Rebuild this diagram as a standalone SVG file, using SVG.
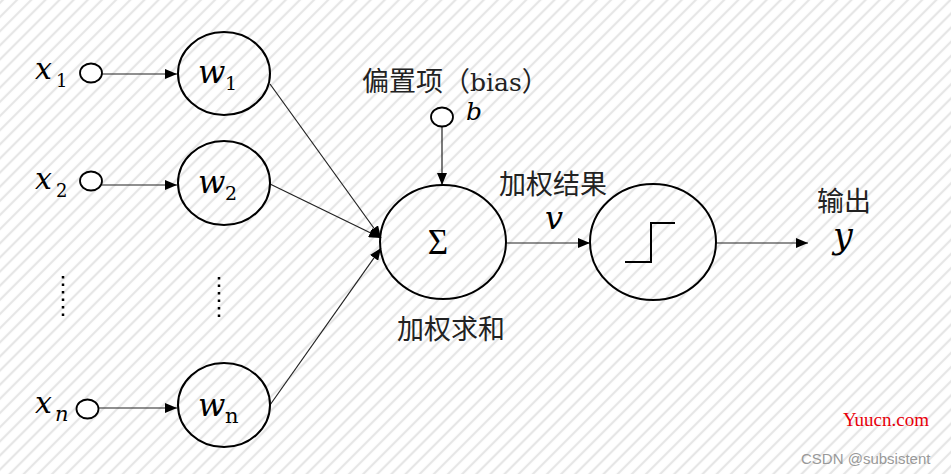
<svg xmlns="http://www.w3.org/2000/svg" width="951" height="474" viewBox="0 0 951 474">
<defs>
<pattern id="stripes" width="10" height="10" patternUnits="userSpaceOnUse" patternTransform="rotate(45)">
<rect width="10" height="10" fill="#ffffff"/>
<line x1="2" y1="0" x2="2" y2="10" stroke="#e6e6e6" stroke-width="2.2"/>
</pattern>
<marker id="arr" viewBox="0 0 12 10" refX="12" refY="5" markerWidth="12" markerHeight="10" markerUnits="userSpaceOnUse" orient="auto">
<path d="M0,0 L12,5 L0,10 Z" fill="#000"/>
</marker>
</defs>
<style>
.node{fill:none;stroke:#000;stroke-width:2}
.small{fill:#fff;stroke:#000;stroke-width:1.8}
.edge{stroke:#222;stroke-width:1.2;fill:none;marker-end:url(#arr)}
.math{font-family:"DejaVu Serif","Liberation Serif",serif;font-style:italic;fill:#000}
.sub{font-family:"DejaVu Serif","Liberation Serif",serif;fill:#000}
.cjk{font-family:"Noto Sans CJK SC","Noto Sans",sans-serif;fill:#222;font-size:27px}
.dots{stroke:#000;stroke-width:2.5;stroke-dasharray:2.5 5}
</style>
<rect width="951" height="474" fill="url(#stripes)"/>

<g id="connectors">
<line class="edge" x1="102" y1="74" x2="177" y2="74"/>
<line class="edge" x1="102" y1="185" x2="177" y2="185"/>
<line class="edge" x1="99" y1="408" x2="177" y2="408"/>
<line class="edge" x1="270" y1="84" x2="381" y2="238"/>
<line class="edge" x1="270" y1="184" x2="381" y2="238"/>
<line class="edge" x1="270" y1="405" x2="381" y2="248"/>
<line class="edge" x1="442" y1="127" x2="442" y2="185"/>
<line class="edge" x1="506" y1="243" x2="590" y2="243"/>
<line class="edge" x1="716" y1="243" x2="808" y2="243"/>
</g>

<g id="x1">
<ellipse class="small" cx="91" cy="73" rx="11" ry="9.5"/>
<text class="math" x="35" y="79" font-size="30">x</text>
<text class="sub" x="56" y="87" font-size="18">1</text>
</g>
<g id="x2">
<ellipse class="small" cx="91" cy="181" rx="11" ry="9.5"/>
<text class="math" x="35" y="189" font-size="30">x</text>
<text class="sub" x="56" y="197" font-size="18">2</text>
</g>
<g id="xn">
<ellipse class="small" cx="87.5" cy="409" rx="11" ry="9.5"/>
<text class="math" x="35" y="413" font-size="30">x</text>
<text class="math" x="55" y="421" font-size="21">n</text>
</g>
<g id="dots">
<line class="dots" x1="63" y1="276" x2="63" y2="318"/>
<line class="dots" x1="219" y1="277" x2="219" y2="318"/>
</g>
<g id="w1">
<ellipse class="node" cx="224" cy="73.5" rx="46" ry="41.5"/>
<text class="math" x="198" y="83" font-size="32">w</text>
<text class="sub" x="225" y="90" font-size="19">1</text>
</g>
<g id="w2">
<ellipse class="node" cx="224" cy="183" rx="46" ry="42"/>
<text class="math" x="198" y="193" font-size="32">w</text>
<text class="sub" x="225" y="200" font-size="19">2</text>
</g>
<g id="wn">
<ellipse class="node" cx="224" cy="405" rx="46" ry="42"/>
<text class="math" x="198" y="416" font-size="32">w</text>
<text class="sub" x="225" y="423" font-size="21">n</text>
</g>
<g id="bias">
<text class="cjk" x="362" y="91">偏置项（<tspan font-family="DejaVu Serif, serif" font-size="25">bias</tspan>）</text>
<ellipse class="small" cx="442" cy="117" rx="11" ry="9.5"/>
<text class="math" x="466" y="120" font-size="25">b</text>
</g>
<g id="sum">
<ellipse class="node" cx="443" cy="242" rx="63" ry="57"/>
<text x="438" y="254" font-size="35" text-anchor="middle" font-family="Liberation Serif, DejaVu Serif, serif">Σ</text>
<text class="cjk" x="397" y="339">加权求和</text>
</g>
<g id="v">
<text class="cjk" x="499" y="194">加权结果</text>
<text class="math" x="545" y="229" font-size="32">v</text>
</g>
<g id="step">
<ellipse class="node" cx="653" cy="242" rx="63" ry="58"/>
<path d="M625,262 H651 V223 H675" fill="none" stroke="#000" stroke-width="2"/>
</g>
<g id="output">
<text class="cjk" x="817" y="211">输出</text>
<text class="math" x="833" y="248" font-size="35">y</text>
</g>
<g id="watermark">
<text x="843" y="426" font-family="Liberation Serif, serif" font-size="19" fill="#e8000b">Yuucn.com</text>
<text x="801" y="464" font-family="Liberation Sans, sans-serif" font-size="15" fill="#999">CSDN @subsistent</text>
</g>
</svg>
* * *
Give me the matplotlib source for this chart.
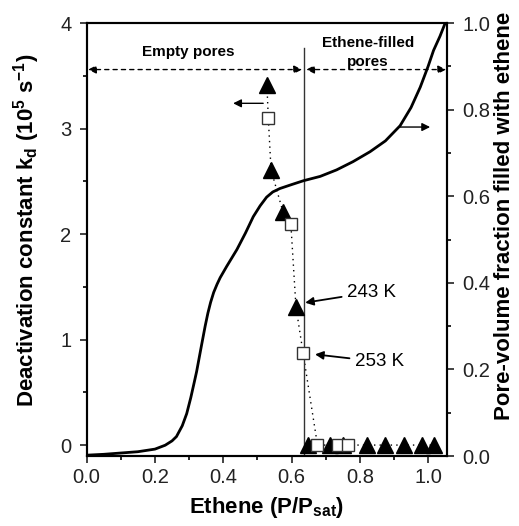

-- What to produce --
Check each line of the entries for the string "this". Copy the lines that have it.

-- Result of the task --
Rebuild this diagram as a standalone SVG file, using SVG.
Give me the matplotlib source for this chart.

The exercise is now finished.